# New Ministry



## scottmaciver (Jan 26, 2016)

Please remember the PB's own Craig Scott as he crosses the pond from Scotland to begin his ministry in America!

http://stornowayrpcs.org/craig-scotts-visa-approval/


----------



## ProtestantBankie (Jan 26, 2016)

Mr Scott was, by the Lord's good hand, the means that dragged me kicking and screaming from a dangerous Evangelical sell out to Liberalism into the fullness of the liberty of Christ's service.

Grand Rapids has gained a true servant of the Lord.


----------



## Cymro (Jan 26, 2016)

God speed to Craig as he ventures forth from his recent ministry in Stornoway to the U.S of A.


----------



## Backwoods Presbyterian (Jan 26, 2016)

Very much looking forward to having Mr. Scott in the RPCNA. 

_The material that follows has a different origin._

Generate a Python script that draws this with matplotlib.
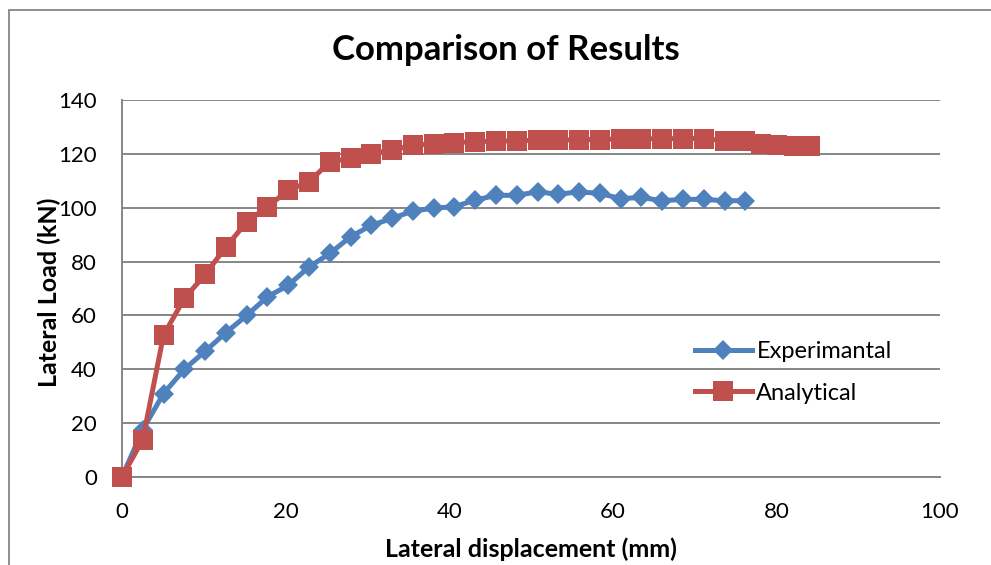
import matplotlib
matplotlib.use("Agg")
import matplotlib.pyplot as plt
from matplotlib.patches import Rectangle

plt.rcParams['font.family'] = ['Lato', 'DejaVu Sans']

# Lateral displacement (mm) and lateral load (kN)
exp_disp = [0.00, 2.54, 5.08, 7.62, 10.16, 12.70, 15.24, 17.78, 20.32, 22.86,
            25.40, 27.94, 30.48, 33.02, 35.56, 38.10, 40.64, 43.18, 45.72, 48.26,
            50.80, 53.34, 55.88, 58.42, 60.96, 63.50, 66.04, 68.58, 71.12, 73.66,
            76.20]
exp_load = [0.0, 17.6, 31.0, 40.0, 46.7, 53.6, 60.0, 66.9, 71.2, 78.0,
            83.0, 89.2, 93.5, 96.0, 98.8, 99.8, 100.4, 102.8, 104.6, 104.6,
            105.9, 105.0, 105.9, 105.3, 103.4, 103.8, 102.6, 103.1, 103.1, 102.6,
            102.6]

ana_disp = [0.00, 2.54, 5.08, 7.62, 10.16, 12.70, 15.24, 17.78, 20.32, 22.86,
            25.40, 27.94, 30.48, 33.02, 35.56, 38.10, 40.64, 43.18, 45.72, 48.26,
            50.80, 53.34, 55.88, 58.42, 60.96, 63.50, 66.04, 68.58, 71.12, 73.66,
            76.20, 78.10, 80.10, 82.10, 84.10]
ana_load = [0.0, 13.9, 52.7, 66.3, 75.2, 85.4, 94.7, 100.3, 106.5, 109.6,
            117.0, 118.3, 120.1, 121.4, 123.2, 123.8, 124.2, 124.5, 124.8, 124.8,
            125.1, 125.1, 125.3, 125.3, 125.6, 125.6, 125.6, 125.7, 125.7, 124.8,
            124.6, 123.5, 123.2, 122.9, 122.9]

series_names = ["Experimantal", "Analytical"]
x_ticks = [0, 20, 40, 60, 80, 100]
y_ticks = [0, 20, 40, 60, 80, 100, 120, 140]

blue = "#4F81BD"
red = "#C0504D"
grid = "#868686"

W, H = 991, 565
fig = plt.figure(figsize=(W / 100, H / 100), dpi=100)
fig.patch.set_facecolor("white")

# chart frame
fig.patches.append(Rectangle((9 / W, -0.05), 1.0, 1 - 10 / H + 0.05,
                             transform=fig.transFigure, fill=False,
                             edgecolor=grid, linewidth=1.3))

ax = fig.add_axes([122 / W, 1 - 477 / H, (940 - 122) / W, (477 - 100) / H])

ax.plot(exp_disp, exp_load, color=blue, linewidth=3.6, marker="D",
        markersize=10.0, markeredgewidth=0, label=series_names[0],
        clip_on=False, zorder=3)
ax.plot(ana_disp, ana_load, color=red, linewidth=3.6, marker="s",
        markersize=14.5, markeredgewidth=0, label=series_names[1],
        clip_on=False, zorder=4)

ax.set_xlim(0, 100)
ax.set_ylim(0, 140)
ax.set_xticks(x_ticks)
ax.set_yticks(y_ticks)
ax.tick_params(axis="both", length=0, labelsize=16, colors="black")
ax.tick_params(axis="x", pad=18)
ax.tick_params(axis="y", pad=18)
ax.yaxis.grid(True, color=grid, linewidth=1.4)
ax.set_axisbelow(True)
for side in ("top", "right"):
    ax.spines[side].set_visible(False)
for side in ("left", "bottom"):
    ax.spines[side].set_color(grid)
    ax.spines[side].set_linewidth(1.4)

fig.text(506 / W, 1 - 60 / H, "Comparison of Results", fontsize=25,
         fontweight="bold", ha="center", va="baseline")
fig.text(531 / W, 1 - 557 / H, "Lateral displacement (mm)", fontsize=18,
         fontweight="bold", ha="center", va="baseline")
fig.text(49 / W, 1 - 292 / H, "Lateral Load (kN)", fontsize=18,
         fontweight="bold", ha="center", va="center", rotation=90)

leg = ax.legend(loc="center left", bbox_to_anchor=((695 - 122) / 818, 1 - (372.5 - 100) / 377),
                frameon=False, fontsize=17, handlelength=2.4, handletextpad=0.2,
                labelspacing=0.85, borderaxespad=0, borderpad=0)

fig.savefig("out.png", dpi=100)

Scotland's loss is America's gain.


----------



## Jake (Jan 26, 2016)

I've listened to some of his sermons at First RP (from some months ago) on SermonAudio and they are excellent. Take a listen sometime, those of you who have not.


----------



## Pergamum (Jan 26, 2016)

It's be nice to see more ministers going the other way across the ocean, seeing the UK's spiritual state versus America's.


----------



## Gforce9 (Jan 26, 2016)




----------